## TASK STATEMENT
Retype everything from the line that contains "Clone this chart in matplotlib." down to the line that contains "return xs, ys", inclusive, without altering or adding anything.

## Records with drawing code
────

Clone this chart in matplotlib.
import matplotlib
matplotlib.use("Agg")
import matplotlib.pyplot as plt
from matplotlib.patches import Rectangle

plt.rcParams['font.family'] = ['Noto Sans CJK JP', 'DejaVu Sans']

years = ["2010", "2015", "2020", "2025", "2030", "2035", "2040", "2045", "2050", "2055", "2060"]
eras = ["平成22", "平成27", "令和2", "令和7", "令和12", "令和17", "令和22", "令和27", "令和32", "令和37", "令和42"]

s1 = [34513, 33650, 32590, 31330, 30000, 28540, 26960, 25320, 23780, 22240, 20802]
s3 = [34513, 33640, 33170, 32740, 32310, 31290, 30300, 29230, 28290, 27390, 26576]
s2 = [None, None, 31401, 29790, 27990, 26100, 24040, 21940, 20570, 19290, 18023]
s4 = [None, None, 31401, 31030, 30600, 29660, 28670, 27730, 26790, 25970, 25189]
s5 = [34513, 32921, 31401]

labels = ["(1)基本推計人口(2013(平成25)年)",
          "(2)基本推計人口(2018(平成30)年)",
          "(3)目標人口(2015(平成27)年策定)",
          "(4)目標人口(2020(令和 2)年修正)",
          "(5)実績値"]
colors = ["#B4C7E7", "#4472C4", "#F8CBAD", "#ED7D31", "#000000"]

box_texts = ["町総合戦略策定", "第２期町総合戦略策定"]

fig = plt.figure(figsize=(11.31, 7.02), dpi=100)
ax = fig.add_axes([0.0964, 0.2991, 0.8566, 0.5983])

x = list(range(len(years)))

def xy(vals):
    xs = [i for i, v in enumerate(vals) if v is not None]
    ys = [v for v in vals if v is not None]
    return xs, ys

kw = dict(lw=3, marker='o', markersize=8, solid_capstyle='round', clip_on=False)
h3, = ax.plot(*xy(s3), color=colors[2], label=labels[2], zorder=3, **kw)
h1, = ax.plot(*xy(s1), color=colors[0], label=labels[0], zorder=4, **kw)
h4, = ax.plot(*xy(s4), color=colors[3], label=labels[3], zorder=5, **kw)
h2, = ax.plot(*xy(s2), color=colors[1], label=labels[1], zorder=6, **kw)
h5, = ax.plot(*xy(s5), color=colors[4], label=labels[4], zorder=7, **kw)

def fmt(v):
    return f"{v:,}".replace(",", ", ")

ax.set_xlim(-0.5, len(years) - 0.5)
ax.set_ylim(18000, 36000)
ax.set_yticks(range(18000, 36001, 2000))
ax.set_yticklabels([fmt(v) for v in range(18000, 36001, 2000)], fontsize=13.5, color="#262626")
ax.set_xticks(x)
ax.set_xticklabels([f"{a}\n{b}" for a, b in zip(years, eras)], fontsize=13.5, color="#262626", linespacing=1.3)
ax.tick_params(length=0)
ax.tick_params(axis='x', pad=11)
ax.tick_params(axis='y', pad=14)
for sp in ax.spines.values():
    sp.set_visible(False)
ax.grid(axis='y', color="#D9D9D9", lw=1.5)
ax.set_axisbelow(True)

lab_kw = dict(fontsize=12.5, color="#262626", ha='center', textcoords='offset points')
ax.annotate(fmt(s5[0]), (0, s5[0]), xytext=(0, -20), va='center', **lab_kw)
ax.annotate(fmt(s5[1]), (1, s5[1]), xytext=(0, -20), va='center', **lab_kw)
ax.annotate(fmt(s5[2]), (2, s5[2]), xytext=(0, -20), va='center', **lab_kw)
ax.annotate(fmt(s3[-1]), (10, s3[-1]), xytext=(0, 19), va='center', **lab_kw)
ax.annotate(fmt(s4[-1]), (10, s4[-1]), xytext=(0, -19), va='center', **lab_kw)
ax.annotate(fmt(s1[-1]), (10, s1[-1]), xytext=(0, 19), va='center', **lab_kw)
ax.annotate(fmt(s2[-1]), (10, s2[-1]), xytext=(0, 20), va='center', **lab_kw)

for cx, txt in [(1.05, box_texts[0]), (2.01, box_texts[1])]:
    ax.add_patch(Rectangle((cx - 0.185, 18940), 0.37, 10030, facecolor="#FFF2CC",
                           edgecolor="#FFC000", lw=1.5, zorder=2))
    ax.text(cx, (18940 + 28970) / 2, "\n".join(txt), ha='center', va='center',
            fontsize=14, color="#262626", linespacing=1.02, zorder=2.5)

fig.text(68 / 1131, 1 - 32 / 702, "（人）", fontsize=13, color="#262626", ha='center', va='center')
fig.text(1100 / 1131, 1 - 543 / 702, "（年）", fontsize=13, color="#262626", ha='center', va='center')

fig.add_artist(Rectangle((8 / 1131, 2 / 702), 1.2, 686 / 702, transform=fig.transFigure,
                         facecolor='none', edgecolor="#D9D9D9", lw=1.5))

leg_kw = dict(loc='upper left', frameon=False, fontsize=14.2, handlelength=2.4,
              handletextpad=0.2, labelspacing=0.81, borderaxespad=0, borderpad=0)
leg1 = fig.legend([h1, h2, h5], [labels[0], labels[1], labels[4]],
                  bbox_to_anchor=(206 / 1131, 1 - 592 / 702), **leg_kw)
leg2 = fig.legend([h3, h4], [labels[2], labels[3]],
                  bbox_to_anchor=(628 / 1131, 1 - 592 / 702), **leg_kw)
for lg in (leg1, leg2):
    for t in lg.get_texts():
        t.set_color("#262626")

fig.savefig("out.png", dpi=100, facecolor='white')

────

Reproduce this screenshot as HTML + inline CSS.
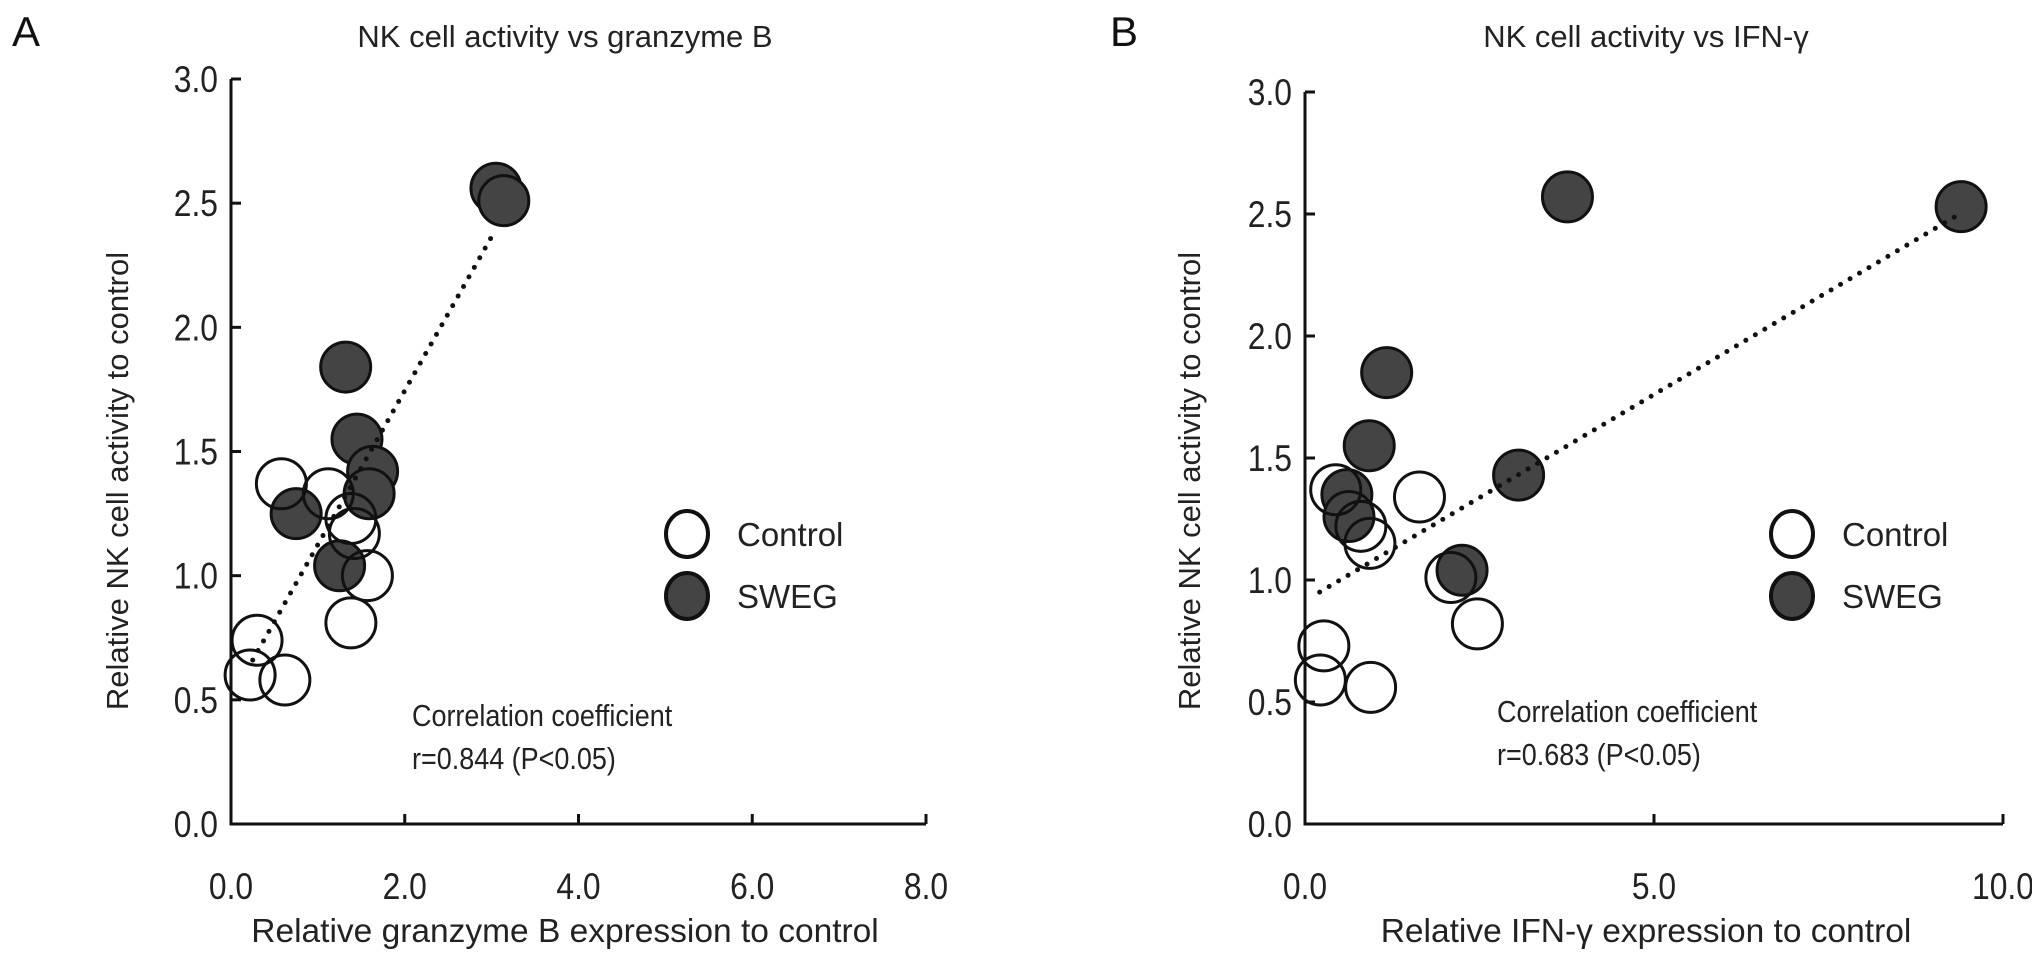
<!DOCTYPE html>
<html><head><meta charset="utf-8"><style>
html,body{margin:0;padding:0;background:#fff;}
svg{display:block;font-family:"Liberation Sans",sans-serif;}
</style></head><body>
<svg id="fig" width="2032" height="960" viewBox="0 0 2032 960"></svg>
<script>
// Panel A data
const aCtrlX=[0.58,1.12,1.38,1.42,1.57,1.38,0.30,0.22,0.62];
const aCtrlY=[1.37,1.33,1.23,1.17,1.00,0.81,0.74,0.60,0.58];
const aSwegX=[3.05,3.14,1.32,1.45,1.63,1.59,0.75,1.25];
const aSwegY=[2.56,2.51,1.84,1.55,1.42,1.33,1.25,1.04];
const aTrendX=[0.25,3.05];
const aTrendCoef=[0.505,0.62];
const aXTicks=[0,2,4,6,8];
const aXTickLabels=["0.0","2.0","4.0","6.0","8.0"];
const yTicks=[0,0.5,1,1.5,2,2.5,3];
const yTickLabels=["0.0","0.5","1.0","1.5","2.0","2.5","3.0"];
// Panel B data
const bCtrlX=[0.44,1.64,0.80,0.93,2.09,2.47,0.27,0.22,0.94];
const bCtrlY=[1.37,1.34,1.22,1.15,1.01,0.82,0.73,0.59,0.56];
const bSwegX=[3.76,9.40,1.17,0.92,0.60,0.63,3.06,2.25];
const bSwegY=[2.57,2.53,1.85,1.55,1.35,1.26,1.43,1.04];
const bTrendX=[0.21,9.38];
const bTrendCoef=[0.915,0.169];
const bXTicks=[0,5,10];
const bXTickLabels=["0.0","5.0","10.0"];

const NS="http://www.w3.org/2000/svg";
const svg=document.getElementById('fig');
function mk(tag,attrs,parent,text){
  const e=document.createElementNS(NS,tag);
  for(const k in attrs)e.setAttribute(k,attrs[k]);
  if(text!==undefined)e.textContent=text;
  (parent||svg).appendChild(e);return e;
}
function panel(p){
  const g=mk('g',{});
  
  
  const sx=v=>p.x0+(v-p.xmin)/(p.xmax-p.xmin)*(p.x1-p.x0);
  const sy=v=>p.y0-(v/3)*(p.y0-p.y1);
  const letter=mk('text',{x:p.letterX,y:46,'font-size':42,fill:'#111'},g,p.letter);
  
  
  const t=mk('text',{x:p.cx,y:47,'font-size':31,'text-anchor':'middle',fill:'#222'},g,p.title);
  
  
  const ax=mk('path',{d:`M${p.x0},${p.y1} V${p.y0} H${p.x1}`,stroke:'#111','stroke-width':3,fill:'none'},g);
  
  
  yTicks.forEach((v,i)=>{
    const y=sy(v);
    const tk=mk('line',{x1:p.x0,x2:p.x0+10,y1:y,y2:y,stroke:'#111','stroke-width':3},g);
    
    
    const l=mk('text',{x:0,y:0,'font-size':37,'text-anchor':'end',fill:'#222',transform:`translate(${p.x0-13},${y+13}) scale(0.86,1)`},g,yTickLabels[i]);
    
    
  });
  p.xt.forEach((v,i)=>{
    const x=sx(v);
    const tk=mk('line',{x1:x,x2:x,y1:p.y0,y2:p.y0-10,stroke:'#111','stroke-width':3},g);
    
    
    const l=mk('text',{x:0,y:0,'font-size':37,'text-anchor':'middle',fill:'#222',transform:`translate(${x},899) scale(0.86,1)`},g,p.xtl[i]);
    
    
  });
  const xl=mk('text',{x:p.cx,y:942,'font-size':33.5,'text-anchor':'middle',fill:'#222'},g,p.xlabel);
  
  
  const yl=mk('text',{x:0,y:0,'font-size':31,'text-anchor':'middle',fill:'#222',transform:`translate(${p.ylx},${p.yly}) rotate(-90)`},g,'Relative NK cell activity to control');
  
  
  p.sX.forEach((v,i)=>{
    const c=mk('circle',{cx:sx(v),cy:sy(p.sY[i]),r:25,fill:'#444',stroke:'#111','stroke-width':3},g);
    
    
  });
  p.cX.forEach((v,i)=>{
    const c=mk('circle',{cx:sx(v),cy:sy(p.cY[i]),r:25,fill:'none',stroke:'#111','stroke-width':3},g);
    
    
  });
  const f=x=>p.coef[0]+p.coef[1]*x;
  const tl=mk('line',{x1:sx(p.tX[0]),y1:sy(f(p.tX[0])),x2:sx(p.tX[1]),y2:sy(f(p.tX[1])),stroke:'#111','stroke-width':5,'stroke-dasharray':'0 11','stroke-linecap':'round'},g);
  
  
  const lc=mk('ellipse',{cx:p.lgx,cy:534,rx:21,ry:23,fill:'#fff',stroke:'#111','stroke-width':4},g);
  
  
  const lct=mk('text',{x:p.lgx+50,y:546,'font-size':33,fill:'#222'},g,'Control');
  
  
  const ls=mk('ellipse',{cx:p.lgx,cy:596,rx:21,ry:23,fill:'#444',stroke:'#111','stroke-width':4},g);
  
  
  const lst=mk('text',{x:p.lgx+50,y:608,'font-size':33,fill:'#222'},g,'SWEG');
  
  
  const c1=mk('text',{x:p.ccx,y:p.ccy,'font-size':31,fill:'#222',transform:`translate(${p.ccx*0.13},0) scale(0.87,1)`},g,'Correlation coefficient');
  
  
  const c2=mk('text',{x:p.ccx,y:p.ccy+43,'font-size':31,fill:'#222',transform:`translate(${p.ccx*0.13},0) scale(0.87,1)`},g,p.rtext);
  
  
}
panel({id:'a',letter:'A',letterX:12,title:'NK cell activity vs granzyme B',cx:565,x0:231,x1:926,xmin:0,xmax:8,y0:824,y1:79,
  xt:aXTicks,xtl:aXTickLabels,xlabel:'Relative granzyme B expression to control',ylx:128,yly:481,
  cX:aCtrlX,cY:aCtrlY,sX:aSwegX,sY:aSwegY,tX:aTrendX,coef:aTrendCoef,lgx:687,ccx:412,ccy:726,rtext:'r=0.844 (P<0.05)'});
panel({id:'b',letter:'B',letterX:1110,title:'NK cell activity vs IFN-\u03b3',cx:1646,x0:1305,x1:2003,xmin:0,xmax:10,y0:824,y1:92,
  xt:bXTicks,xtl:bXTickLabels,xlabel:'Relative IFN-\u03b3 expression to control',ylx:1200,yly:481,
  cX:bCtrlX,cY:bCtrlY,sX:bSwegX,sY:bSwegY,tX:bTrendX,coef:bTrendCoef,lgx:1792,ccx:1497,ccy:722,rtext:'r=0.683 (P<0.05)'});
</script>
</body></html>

────

## FINISHED TASK
Clone this chart in matplotlib.
import matplotlib
matplotlib.use("Agg")
import matplotlib.pyplot as plt
from matplotlib.patches import Rectangle

plt.rcParams['font.family'] = ['Noto Sans CJK JP', 'DejaVu Sans']

years = ["2010", "2015", "2020", "2025", "2030", "2035", "2040", "2045", "2050", "2055", "2060"]
eras = ["平成22", "平成27", "令和2", "令和7", "令和12", "令和17", "令和22", "令和27", "令和32", "令和37", "令和42"]

s1 = [34513, 33650, 32590, 31330, 30000, 28540, 26960, 25320, 23780, 22240, 20802]
s3 = [34513, 33640, 33170, 32740, 32310, 31290, 30300, 29230, 28290, 27390, 26576]
s2 = [None, None, 31401, 29790, 27990, 26100, 24040, 21940, 20570, 19290, 18023]
s4 = [None, None, 31401, 31030, 30600, 29660, 28670, 27730, 26790, 25970, 25189]
s5 = [34513, 32921, 31401]

labels = ["(1)基本推計人口(2013(平成25)年)",
          "(2)基本推計人口(2018(平成30)年)",
          "(3)目標人口(2015(平成27)年策定)",
          "(4)目標人口(2020(令和 2)年修正)",
          "(5)実績値"]
colors = ["#B4C7E7", "#4472C4", "#F8CBAD", "#ED7D31", "#000000"]

box_texts = ["町総合戦略策定", "第２期町総合戦略策定"]

fig = plt.figure(figsize=(11.31, 7.02), dpi=100)
ax = fig.add_axes([0.0964, 0.2991, 0.8566, 0.5983])

x = list(range(len(years)))

def xy(vals):
    xs = [i for i, v in enumerate(vals) if v is not None]
    ys = [v for v in vals if v is not None]
    return xs, ys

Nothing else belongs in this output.